··· STORED DATA ···
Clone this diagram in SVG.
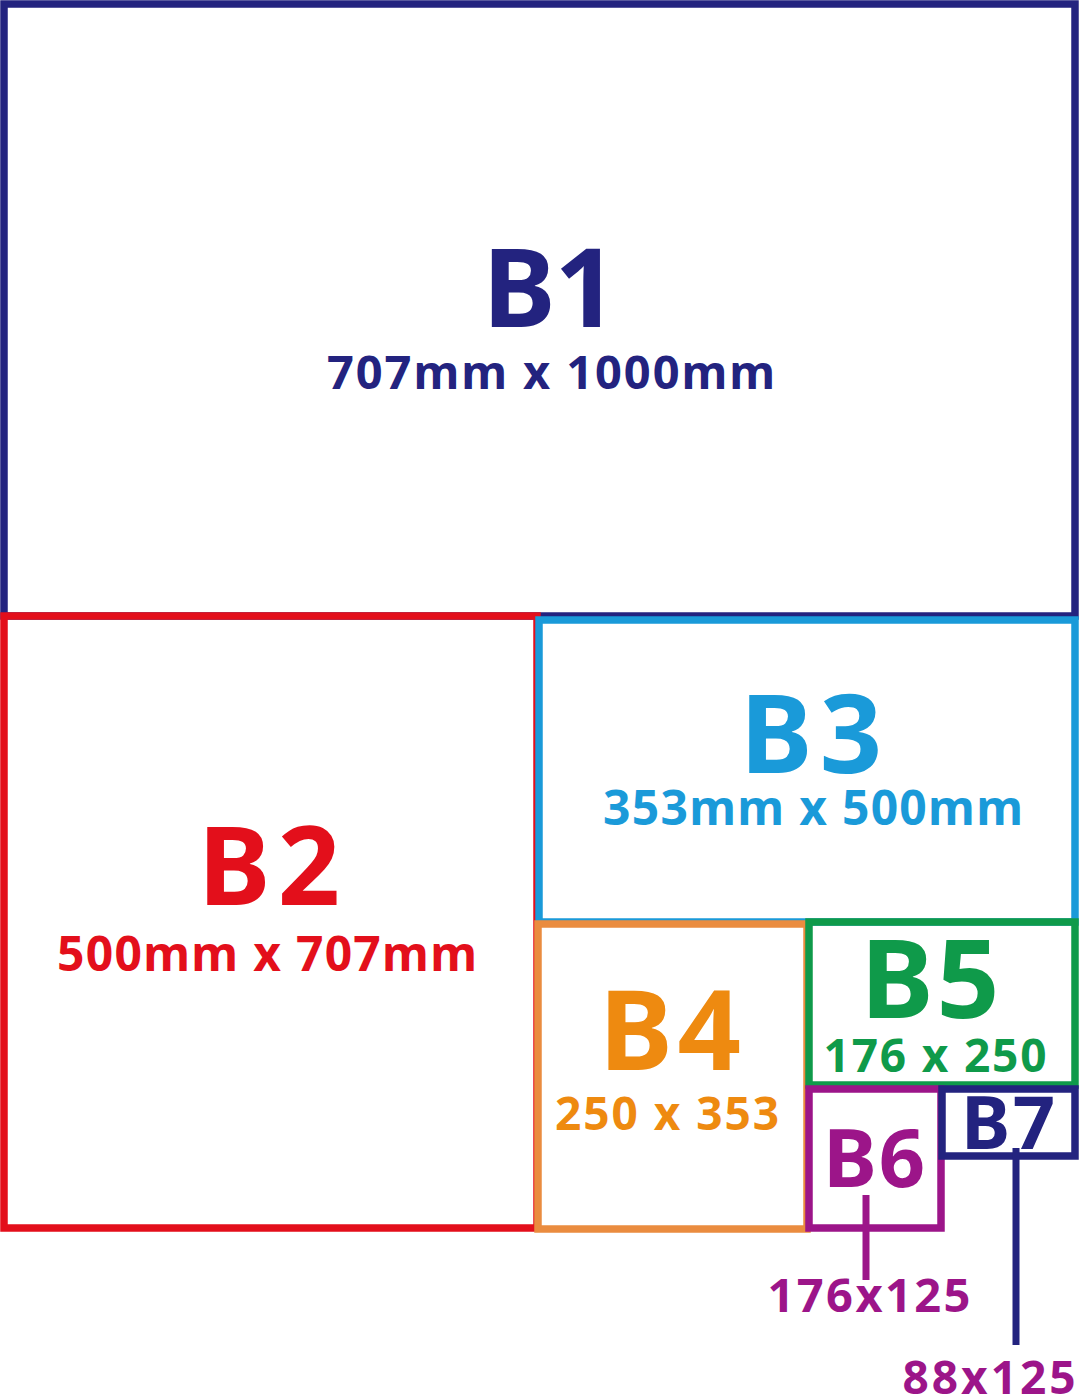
···
··· STORED DATA ···
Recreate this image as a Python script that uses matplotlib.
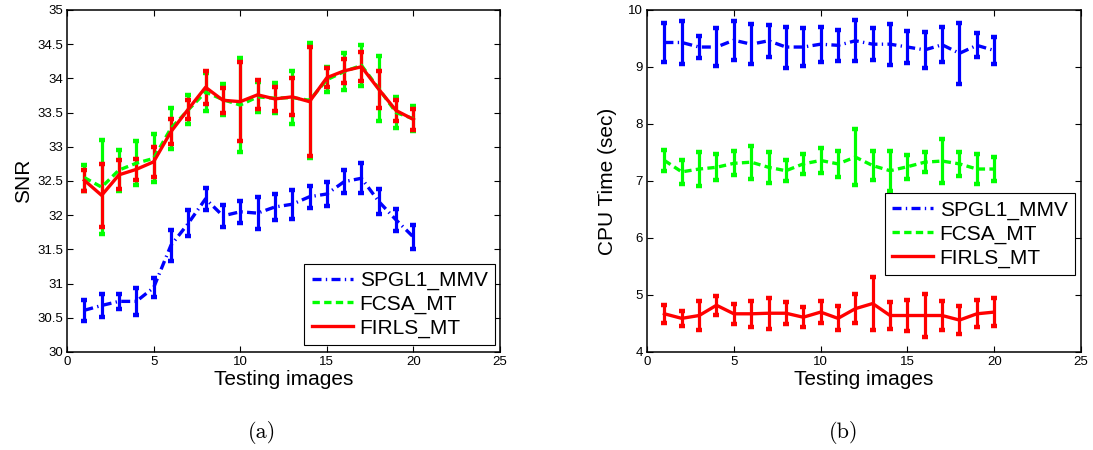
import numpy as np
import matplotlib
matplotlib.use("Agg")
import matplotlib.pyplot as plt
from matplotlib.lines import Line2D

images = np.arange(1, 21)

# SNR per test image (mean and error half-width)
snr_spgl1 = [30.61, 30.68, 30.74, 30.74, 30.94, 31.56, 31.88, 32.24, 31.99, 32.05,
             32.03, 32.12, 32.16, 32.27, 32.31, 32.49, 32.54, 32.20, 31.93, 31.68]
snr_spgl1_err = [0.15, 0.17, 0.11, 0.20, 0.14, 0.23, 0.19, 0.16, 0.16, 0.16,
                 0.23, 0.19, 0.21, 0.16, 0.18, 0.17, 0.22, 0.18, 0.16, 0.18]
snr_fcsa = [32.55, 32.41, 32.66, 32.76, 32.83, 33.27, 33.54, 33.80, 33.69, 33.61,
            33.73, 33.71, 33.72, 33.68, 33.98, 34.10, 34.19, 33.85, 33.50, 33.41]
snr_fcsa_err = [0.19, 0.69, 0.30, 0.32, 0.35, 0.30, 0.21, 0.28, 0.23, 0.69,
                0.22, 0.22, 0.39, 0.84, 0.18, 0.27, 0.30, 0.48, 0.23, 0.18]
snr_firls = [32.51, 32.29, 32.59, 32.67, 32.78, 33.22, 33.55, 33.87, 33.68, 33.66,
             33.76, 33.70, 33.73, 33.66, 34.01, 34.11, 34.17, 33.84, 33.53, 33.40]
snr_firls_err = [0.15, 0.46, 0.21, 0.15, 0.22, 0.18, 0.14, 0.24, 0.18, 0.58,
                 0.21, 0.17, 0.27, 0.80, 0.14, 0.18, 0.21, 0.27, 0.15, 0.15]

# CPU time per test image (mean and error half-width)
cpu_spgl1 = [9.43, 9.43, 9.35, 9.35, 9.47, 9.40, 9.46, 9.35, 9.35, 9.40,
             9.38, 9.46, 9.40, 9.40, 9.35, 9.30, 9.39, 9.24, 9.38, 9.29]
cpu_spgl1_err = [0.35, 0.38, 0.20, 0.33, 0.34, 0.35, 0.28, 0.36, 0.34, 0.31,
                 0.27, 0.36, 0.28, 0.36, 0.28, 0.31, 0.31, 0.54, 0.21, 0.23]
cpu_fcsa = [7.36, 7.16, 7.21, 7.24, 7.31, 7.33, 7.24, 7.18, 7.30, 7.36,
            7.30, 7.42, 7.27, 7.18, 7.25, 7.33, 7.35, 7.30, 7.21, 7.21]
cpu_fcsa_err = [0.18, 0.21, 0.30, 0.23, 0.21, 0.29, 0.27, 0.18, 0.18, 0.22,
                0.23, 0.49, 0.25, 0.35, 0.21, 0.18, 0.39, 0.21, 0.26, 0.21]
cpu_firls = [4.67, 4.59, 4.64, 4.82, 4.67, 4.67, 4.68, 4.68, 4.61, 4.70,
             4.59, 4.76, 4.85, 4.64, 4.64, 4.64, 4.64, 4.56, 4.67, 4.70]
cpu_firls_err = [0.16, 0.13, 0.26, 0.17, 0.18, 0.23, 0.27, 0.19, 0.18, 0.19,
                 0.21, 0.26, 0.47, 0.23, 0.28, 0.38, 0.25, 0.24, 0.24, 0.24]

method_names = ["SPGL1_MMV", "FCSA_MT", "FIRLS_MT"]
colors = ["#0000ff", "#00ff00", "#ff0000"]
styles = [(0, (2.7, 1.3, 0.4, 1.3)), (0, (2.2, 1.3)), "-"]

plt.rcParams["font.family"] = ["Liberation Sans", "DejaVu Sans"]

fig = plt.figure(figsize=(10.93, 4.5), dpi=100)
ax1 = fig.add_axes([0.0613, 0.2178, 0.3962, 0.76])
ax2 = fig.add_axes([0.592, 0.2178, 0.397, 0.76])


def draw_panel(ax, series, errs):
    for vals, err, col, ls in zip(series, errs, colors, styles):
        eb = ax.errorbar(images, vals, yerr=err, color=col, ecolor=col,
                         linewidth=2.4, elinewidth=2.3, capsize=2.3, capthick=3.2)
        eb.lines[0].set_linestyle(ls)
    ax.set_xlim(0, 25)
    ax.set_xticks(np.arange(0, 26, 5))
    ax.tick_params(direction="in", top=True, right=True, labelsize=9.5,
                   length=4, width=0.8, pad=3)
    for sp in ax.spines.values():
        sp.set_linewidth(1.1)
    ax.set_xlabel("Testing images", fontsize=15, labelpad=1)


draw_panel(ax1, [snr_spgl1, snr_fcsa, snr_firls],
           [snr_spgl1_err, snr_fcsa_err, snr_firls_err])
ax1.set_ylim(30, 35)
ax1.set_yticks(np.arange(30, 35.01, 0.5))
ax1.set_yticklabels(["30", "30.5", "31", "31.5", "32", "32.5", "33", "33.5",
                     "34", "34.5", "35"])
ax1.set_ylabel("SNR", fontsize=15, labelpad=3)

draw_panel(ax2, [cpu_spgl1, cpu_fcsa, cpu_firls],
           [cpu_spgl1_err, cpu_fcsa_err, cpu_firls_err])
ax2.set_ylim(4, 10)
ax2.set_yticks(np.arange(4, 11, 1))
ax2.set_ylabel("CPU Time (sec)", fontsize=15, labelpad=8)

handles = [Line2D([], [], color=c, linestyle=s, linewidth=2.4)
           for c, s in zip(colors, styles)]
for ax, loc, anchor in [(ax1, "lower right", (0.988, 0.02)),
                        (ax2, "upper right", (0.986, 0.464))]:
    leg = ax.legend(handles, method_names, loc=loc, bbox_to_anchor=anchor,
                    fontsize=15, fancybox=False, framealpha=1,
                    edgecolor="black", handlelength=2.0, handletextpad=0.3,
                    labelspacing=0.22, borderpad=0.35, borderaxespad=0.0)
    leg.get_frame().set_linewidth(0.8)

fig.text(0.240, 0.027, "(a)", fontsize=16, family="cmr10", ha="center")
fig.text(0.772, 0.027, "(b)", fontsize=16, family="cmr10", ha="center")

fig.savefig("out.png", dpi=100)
···
··· STORED DATA ···
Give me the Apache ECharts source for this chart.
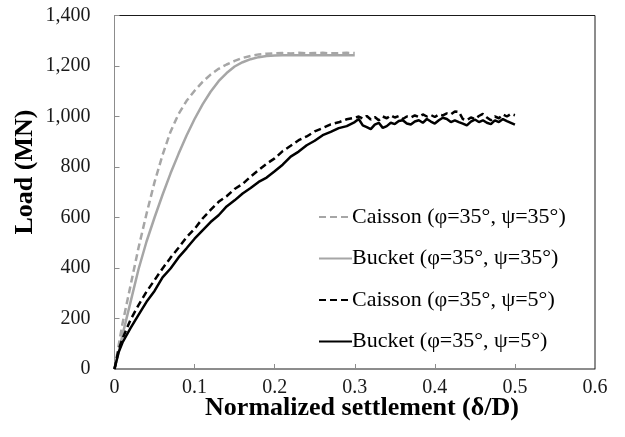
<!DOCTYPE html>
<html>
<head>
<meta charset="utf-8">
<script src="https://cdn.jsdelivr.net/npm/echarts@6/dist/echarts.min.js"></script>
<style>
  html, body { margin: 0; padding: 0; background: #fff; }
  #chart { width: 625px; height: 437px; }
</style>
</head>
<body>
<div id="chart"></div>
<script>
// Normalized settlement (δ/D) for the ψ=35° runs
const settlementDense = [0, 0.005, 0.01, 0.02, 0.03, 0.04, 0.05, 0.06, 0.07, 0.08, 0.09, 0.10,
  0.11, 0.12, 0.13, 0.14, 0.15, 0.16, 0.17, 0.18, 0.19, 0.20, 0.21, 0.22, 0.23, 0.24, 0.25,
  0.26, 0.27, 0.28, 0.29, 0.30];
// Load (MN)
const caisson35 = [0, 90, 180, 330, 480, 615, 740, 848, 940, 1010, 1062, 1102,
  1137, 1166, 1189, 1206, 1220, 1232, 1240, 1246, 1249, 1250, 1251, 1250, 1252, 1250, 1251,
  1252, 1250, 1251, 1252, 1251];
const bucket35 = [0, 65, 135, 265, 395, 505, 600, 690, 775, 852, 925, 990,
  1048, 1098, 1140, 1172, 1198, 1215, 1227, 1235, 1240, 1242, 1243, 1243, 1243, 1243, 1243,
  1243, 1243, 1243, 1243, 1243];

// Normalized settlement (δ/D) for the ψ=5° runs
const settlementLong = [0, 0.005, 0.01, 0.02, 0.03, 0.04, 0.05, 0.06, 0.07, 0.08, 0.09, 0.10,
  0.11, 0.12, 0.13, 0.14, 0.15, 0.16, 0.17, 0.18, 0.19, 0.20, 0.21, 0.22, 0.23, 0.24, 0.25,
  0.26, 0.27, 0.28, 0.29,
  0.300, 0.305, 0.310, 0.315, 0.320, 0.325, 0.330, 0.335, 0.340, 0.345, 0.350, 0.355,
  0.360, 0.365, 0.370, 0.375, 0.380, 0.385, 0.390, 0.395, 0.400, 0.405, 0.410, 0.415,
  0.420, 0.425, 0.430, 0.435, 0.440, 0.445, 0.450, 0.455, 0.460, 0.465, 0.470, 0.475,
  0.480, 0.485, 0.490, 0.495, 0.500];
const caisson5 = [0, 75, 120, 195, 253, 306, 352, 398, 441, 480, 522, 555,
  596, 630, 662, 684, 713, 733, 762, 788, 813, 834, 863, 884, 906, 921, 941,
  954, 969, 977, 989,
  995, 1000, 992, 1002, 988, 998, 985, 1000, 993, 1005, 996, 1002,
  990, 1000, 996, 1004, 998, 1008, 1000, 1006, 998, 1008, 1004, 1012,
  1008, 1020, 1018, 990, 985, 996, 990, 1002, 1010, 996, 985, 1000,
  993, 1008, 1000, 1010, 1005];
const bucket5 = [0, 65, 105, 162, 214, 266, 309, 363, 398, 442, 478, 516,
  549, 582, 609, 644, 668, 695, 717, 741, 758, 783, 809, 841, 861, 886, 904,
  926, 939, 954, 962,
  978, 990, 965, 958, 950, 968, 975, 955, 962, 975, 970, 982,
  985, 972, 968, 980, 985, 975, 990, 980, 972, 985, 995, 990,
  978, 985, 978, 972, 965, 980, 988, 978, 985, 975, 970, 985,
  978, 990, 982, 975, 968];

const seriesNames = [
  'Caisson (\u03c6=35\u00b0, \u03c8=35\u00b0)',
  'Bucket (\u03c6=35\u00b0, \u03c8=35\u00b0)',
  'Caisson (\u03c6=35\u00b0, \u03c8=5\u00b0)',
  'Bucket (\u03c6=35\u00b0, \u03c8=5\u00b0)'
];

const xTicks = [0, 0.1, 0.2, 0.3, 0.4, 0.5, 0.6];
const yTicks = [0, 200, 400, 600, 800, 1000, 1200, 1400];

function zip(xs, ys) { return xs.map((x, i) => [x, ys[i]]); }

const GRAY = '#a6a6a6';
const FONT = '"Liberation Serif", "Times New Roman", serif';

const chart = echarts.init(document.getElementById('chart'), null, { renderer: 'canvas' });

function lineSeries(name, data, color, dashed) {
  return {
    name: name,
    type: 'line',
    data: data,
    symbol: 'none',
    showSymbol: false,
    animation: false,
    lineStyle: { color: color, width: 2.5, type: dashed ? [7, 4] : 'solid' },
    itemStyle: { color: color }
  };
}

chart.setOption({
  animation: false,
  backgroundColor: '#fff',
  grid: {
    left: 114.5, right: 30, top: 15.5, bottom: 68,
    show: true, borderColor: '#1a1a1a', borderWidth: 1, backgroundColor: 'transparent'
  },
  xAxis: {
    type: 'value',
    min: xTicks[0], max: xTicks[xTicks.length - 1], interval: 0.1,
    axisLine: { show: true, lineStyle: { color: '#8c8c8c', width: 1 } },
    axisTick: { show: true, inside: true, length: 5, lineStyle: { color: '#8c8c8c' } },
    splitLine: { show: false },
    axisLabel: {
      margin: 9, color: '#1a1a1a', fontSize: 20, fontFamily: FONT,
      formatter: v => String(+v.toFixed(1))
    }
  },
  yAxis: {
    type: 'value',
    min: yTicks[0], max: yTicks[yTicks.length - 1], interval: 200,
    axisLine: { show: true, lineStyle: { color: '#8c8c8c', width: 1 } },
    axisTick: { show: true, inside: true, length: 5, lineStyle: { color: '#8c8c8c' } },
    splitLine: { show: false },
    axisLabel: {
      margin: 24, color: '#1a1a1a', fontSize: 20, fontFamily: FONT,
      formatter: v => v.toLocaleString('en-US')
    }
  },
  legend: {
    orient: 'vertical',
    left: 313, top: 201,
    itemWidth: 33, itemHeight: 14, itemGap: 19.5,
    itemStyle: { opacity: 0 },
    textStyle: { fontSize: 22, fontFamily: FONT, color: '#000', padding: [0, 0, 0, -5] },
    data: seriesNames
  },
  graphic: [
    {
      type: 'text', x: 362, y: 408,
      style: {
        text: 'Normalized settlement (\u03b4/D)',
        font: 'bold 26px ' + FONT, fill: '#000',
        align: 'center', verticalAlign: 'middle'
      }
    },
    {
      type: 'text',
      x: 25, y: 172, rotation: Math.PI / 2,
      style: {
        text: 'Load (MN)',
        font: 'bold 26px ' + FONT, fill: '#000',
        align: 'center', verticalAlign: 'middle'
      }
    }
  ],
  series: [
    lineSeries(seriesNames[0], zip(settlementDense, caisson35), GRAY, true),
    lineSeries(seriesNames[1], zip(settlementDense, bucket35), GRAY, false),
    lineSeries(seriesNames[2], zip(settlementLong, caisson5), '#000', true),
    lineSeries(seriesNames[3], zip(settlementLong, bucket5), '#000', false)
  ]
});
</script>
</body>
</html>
···
▶ [WHAT NEEDS TO BE DONE] Repeat the lines above exactly, beginning with the one containing "Recreate this image" and finishing with the one containing "images = np.arange(1, 21)". No pictures belong in the copy.

▶ [TASK RESPONSE]
Recreate this image as a Python script that uses matplotlib.
import numpy as np
import matplotlib
matplotlib.use("Agg")
import matplotlib.pyplot as plt
from matplotlib.lines import Line2D

images = np.arange(1, 21)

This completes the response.